Written instruction
Your task is to repeat all of the data exactly while excluding the pictures.

Provided material
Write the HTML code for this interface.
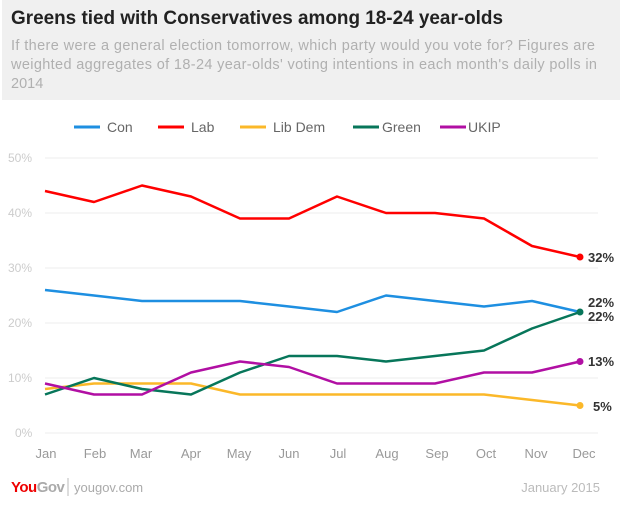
<!DOCTYPE html><html><head><style>body{margin:0;width:620px;height:510px;background:#fff;font-family:"Liberation Sans",sans-serif;overflow:hidden}</style></head><body>
<svg width="620" height="510" xmlns="http://www.w3.org/2000/svg" font-family="Liberation Sans, sans-serif">
<rect x="2" y="0" width="618" height="100" fill="#f0f0f0"/>
<text x="11" y="24" font-size="19.5" font-weight="bold" fill="#222" textLength="492" lengthAdjust="spacingAndGlyphs">Greens tied with Conservatives among 18-24 year-olds</text>
<g font-size="14.5" fill="#b0b0b0"><text x="11" y="50" textLength="584">If there were a general election tomorrow, which party would you vote for? Figures are</text><text x="11" y="69" textLength="586">weighted aggregates of 18-24 year-olds' voting intentions in each month's daily polls in</text><text x="11" y="88">2014</text></g>
<g font-size="14" fill="#666">
<line x1="74" y1="127" x2="100" y2="127" stroke="#1e8fe1" stroke-width="3"/><text x="107" y="132">Con</text>
<line x1="158" y1="127" x2="184" y2="127" stroke="#f00" stroke-width="3"/><text x="191" y="132">Lab</text>
<line x1="240" y1="127" x2="266" y2="127" stroke="#fbb829" stroke-width="3"/><text x="273" y="132">Lib Dem</text>
<line x1="353" y1="127" x2="379" y2="127" stroke="#07765a" stroke-width="3"/><text x="382" y="132">Green</text>
<line x1="440" y1="127" x2="466" y2="127" stroke="#b10fa3" stroke-width="3"/><text x="468" y="132">UKIP</text>
</g>
<g stroke="#eee" stroke-width="1"><line x1="45" y1="158" x2="598" y2="158"/><line x1="45" y1="213" x2="598" y2="213"/><line x1="45" y1="268" x2="598" y2="268"/><line x1="45" y1="323" x2="598" y2="323"/><line x1="45" y1="378" x2="598" y2="378"/><line x1="45" y1="433" x2="598" y2="433"/></g>
<g font-size="12" fill="#ccc"><text x="8" y="162">50%</text><text x="8" y="217">40%</text><text x="8" y="272">30%</text><text x="8" y="327">20%</text><text x="8" y="382">10%</text><text x="15" y="437">0%</text></g>
<g font-size="13" fill="#999" text-anchor="middle"><text x="46" y="458">Jan</text><text x="95" y="458">Feb</text><text x="141" y="458">Mar</text><text x="191" y="458">Apr</text><text x="239" y="458">May</text><text x="289" y="458">Jun</text><text x="338" y="458">Jul</text><text x="387" y="458">Aug</text><text x="437" y="458">Sep</text><text x="486" y="458">Oct</text><text x="536" y="458">Nov</text><text x="584" y="458">Dec</text></g>
<g fill="none" stroke-width="2.5" stroke-linejoin="round">
<polyline stroke="#1e8fe1" points="45,290 94,295.5 142,301 191,301 240,301 289,306.5 337,312 386,295.5 435,301 484,306.5 532,301 580,312"/>
<polyline stroke="#f00" points="45,191 94,202 142,185.5 191,196.5 240,218.5 289,218.5 337,196.5 386,213 435,213 484,218.5 532,246 580,257"/>
<polyline stroke="#fbb829" points="45,389 94,383.5 142,383.5 191,383.5 240,394.5 289,394.5 337,394.5 386,394.5 435,394.5 484,394.5 532,400 580,405.5"/>
<polyline stroke="#07765a" points="45,394.5 94,378 142,389 191,394.5 240,372.5 289,356 337,356 386,361.5 435,356 484,350.5 532,328.5 580,312"/>
<polyline stroke="#b10fa3" points="45,383.5 94,394.5 142,394.5 191,372.5 240,361.5 289,367 337,383.5 386,383.5 435,383.5 484,372.5 532,372.5 580,361.5"/>
</g>
<circle cx="580" cy="257" r="3.5" fill="#f00"/><circle cx="580" cy="312" r="3.5" fill="#07765a"/><circle cx="580" cy="361.5" r="3.5" fill="#b10fa3"/><circle cx="580" cy="405.5" r="3.5" fill="#fbb829"/>
<g font-size="13" font-weight="bold" fill="#333"><text x="588" y="262">32%</text><text x="588" y="307">22%</text><text x="588" y="321">22%</text><text x="588" y="366">13%</text><text x="593" y="411">5%</text></g>
<text x="11" y="492" font-size="15" font-weight="bold" fill="#e00" letter-spacing="-0.5">You<tspan fill="#aaa">Gov</tspan></text>
<line x1="68" y1="478" x2="68" y2="496" stroke="#bbb"/>
<text x="74" y="492" font-size="13" fill="#aaa">yougov.com</text>
<text x="600" y="492" font-size="13" fill="#bbb" text-anchor="end">January 2015</text>
</svg></body></html>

Correct answer
Write the HTML code for this interface.
<!DOCTYPE html><html><head><style>body{margin:0;width:620px;height:510px;background:#fff;font-family:"Liberation Sans",sans-serif;overflow:hidden}</style></head><body>
<svg width="620" height="510" xmlns="http://www.w3.org/2000/svg" font-family="Liberation Sans, sans-serif">
<rect x="2" y="0" width="618" height="100" fill="#f0f0f0"/>
<text x="11" y="24" font-size="19.5" font-weight="bold" fill="#222" textLength="492" lengthAdjust="spacingAndGlyphs">Greens tied with Conservatives among 18-24 year-olds</text>
<g font-size="14.5" fill="#b0b0b0"><text x="11" y="50" textLength="584">If there were a general election tomorrow, which party would you vote for? Figures are</text><text x="11" y="69" textLength="586">weighted aggregates of 18-24 year-olds' voting intentions in each month's daily polls in</text><text x="11" y="88">2014</text></g>
<g font-size="14" fill="#666">
<line x1="74" y1="127" x2="100" y2="127" stroke="#1e8fe1" stroke-width="3"/><text x="107" y="132">Con</text>
<line x1="158" y1="127" x2="184" y2="127" stroke="#f00" stroke-width="3"/><text x="191" y="132">Lab</text>
<line x1="240" y1="127" x2="266" y2="127" stroke="#fbb829" stroke-width="3"/><text x="273" y="132">Lib Dem</text>
<line x1="353" y1="127" x2="379" y2="127" stroke="#07765a" stroke-width="3"/><text x="382" y="132">Green</text>
<line x1="440" y1="127" x2="466" y2="127" stroke="#b10fa3" stroke-width="3"/><text x="468" y="132">UKIP</text>
</g>
<g stroke="#eee" stroke-width="1"><line x1="45" y1="158" x2="598" y2="158"/><line x1="45" y1="213" x2="598" y2="213"/><line x1="45" y1="268" x2="598" y2="268"/><line x1="45" y1="323" x2="598" y2="323"/><line x1="45" y1="378" x2="598" y2="378"/><line x1="45" y1="433" x2="598" y2="433"/></g>
<g font-size="12" fill="#ccc"><text x="8" y="162">50%</text><text x="8" y="217">40%</text><text x="8" y="272">30%</text><text x="8" y="327">20%</text><text x="8" y="382">10%</text><text x="15" y="437">0%</text></g>
<g font-size="13" fill="#999" text-anchor="middle"><text x="46" y="458">Jan</text><text x="95" y="458">Feb</text><text x="141" y="458">Mar</text><text x="191" y="458">Apr</text><text x="239" y="458">May</text><text x="289" y="458">Jun</text><text x="338" y="458">Jul</text><text x="387" y="458">Aug</text><text x="437" y="458">Sep</text><text x="486" y="458">Oct</text><text x="536" y="458">Nov</text><text x="584" y="458">Dec</text></g>
<g fill="none" stroke-width="2.5" stroke-linejoin="round">
<polyline stroke="#1e8fe1" points="45,290 94,295.5 142,301 191,301 240,301 289,306.5 337,312 386,295.5 435,301 484,306.5 532,301 580,312"/>
<polyline stroke="#f00" points="45,191 94,202 142,185.5 191,196.5 240,218.5 289,218.5 337,196.5 386,213 435,213 484,218.5 532,246 580,257"/>
<polyline stroke="#fbb829" points="45,389 94,383.5 142,383.5 191,383.5 240,394.5 289,394.5 337,394.5 386,394.5 435,394.5 484,394.5 532,400 580,405.5"/>
<polyline stroke="#07765a" points="45,394.5 94,378 142,389 191,394.5 240,372.5 289,356 337,356 386,361.5 435,356 484,350.5 532,328.5 580,312"/>
<polyline stroke="#b10fa3" points="45,383.5 94,394.5 142,394.5 191,372.5 240,361.5 289,367 337,383.5 386,383.5 435,383.5 484,372.5 532,372.5 580,361.5"/>
</g>
<circle cx="580" cy="257" r="3.5" fill="#f00"/><circle cx="580" cy="312" r="3.5" fill="#07765a"/><circle cx="580" cy="361.5" r="3.5" fill="#b10fa3"/><circle cx="580" cy="405.5" r="3.5" fill="#fbb829"/>
<g font-size="13" font-weight="bold" fill="#333"><text x="588" y="262">32%</text><text x="588" y="307">22%</text><text x="588" y="321">22%</text><text x="588" y="366">13%</text><text x="593" y="411">5%</text></g>
<text x="11" y="492" font-size="15" font-weight="bold" fill="#e00" letter-spacing="-0.5">You<tspan fill="#aaa">Gov</tspan></text>
<line x1="68" y1="478" x2="68" y2="496" stroke="#bbb"/>
<text x="74" y="492" font-size="13" fill="#aaa">yougov.com</text>
<text x="600" y="492" font-size="13" fill="#bbb" text-anchor="end">January 2015</text>
</svg></body></html>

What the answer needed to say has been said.